Drone-captured imagery, a type of photography only recently made possible by emerging technologies, often appears in the exhibited projects, not because of the bird-like, spectacular perspectives it captures, but rather because drones are affordable, widely available tools for civil forensic investigations into industrial practices and the state of ecosystems. Such footage is used in Tanja Engelberg’s Hollow (2019), a video work based on the artist’s current research into an artificial Dutch island. The island is shaped like a ring dike and serves as a dumping ground for sludge from Dutch waters contaminated with toxic substances.

Zhou Tao’s film Fán Dòng (The Worldly Cave) (2017) pictures various locations across the globe. The video—which has no script or narrative—portrays people and animals adapting to life amid changing conditions, as well as a landscape in constant transformation. The landscapes of Fán Dòng appear somehow synthetic, and the depicted organic life and the experiences of bodies moving within these technologically developed infrastructures seamlessly intertwine as they individually and collectively undergo an incessant transformation of sorts.

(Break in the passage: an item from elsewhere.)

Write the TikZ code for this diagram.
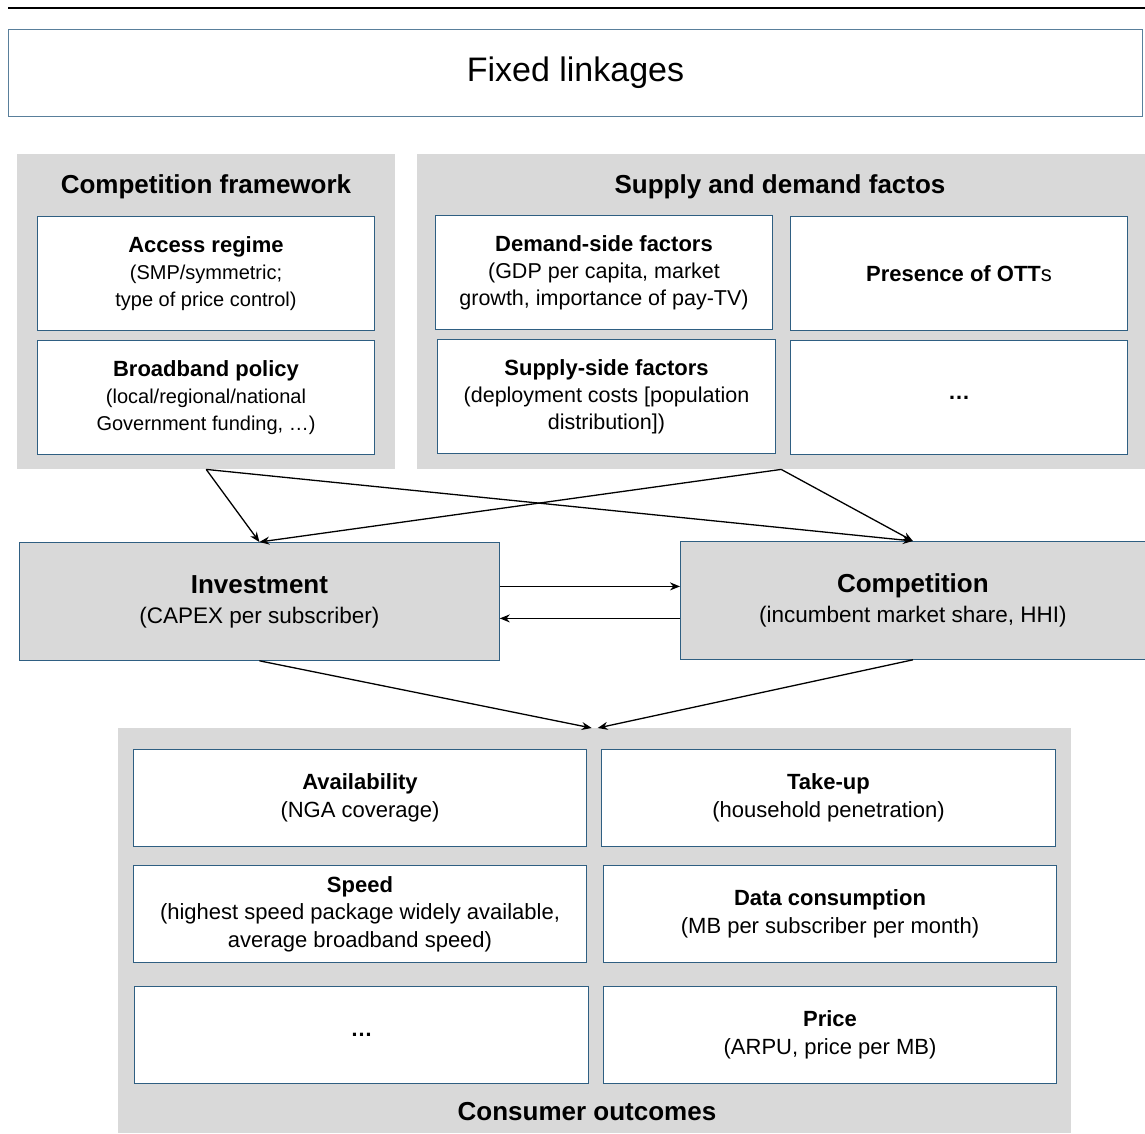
\documentclass[tikz,border=0pt]{standalone}
\usepackage{fontspec}
\setmainfont{Liberation Sans}
\usetikzlibrary{arrows.meta}
\definecolor{panelgray}{HTML}{D9D9D9}
\definecolor{boxline}{HTML}{2F5F82}
\newcommand{\boxat}[7]{\node[#6, minimum width=#4-#2, minimum height=#5-#3] (#1) at (#2,#3) {#7};}
\newcommand{\ttl}[1]{{\fontsize{22}{27}\selectfont\bfseries #1}}
\begin{document}
\begin{tikzpicture}[x=1pt,y=-1pt,
  panel/.style={fill=panelgray, draw=none, inner sep=0pt, anchor=north west},
  wbox/.style={fill=white, draw=boxline, line width=1pt, inner sep=0pt, anchor=north west, align=center, font=\fontsize{20}{27}\selectfont},
  wboxb/.style={wbox, font=\fontsize{21.5}{27}\selectfont},
  wboxc/.style={wbox, font=\fontsize{22}{27.5}\selectfont},
  gbox/.style={fill=panelgray, draw=boxline, line width=0.8pt, inner sep=0pt, anchor=north west, align=center, font=\fontsize{22.5}{30}\selectfont},
  head/.style={font=\fontsize{26}{30}\selectfont\bfseries, inner sep=0pt},
  arr/.style={-{Stealth[length=10pt,width=8pt]}, line width=1.3pt, black}]
\useasboundingbox (0,0) rectangle (1145,1133);
% top rule
\draw[line width=2.2pt, black] (8,8) -- (1145,8);
% title
\boxat{title}{8}{29}{1142}{116}{wbox, draw=boxline!80, font=\fontsize{34}{40}\selectfont}{Fixed linkages}
% panels
\boxat{cf}{17}{154}{395}{469}{panel}{}
\boxat{sd}{417}{154}{1145}{469}{panel}{}
\node[head] (cfh) at (206,187) {Competition framework};
\node[head] (sdh) at (780,187) {Supply and demand factos};
% competition framework boxes
\boxat{acc}{37}{216}{374}{330}{wbox}{\ttl{Access regime}\\(SMP/symmetric;\\type of price control)}
\boxat{bbp}{37}{340}{374}{454}{wbox}{\ttl{Broadband policy}\\(local/regional/national\\Government funding, …)}
% supply and demand boxes
\boxat{dem}{435}{215}{772}{329}{wboxb}{\ttl{Demand-side factors}\\(GDP per capita, market\\growth, importance of pay-TV)}
\boxat{ott}{790}{216}{1127}{330}{wboxb}{\ttl{Presence of OTT}{\fontsize{22}{27}\selectfont s}}
\boxat{sup}{437}{339}{775}{453}{wboxb}{\ttl{Supply-side factors}\\(deployment costs [population\\distribution])}
\boxat{sdx}{790}{340}{1127}{454}{wboxb}{\ttl{…}}
% middle
\boxat{inv}{19}{542}{499}{660}{gbox}{{\fontsize{26}{30}\selectfont\bfseries Investment}\\(CAPEX per subscriber)}
\boxat{comp}{680}{541}{1145}{659}{gbox}{{\fontsize{26}{30}\selectfont\bfseries Competition}\\(incumbent market share, HHI)}
% consumer outcomes
\boxat{cons}{118}{728}{1071}{1133}{panel}{}
\node[head] (consh) at (587,1112) {Consumer outcomes};
\boxat{avail}{133}{749}{586}{846}{wboxc}{\ttl{Availability}\\(NGA coverage)}
\boxat{take}{601}{749}{1055}{846}{wboxc}{\ttl{Take-up}\\(household penetration)}
\boxat{speed}{133}{865}{586}{962}{wboxc}{\ttl{Speed}\\(highest speed package widely available,\\average broadband speed)}
\boxat{data}{603}{865}{1056}{962}{wboxc}{\ttl{Data consumption}\\(MB per subscriber per month)}
\boxat{cox}{134}{986}{588}{1083}{wboxc}{\ttl{…}}
\boxat{price}{603}{986}{1056}{1083}{wboxc}{\ttl{Price}\\(ARPU, price per MB)}
% arrows
\draw[arr] (cf.south) -- (inv.north);
\draw[arr] (cf.south) -- (comp.north);
\draw[arr] (sd.south) -- (inv.north);
\draw[arr] (sd.south) -- (comp.north);
\draw[arr] ([yshift=15pt]inv.east) -- ([yshift=14pt]comp.west);
\draw[arr] ([yshift=-18pt]comp.west) -- ([yshift=-17pt]inv.east);
\draw[arr] (inv.south) -- ([xshift=-3pt]cons.north);
\draw[arr] (comp.south) -- ([xshift=3pt]cons.north);
\end{tikzpicture}
\end{document}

Karikpo Pipeline (2015), a five-channel video installation by Zina Saro-Wiwa, was shot in Ogoniland, Nigeria, famous for its oil-rich plains. The Royal Dutch Shell oil company capitalized on this resource from 1958 to 1994, draining the land of its oil without regard for the area’s people or environment. Through this site of contention, Saro-Wiwa’s poetic video installation engages with the cultural and spiritual entanglements to land.

The works in Possessed Landscapes, spanning site-specific installations, videos, and video essays, tackle in diverse ways the strong contrast between capitalist and Indigenous concepts of land. They juxtapose capitalist ideas of land as something to be owned by people—“cheap nature” to be exploited without offering anything in return—and various Indigenous groups’ perspectives that refuse such parasitical relations and hold that humans are rather the ones owned by the land.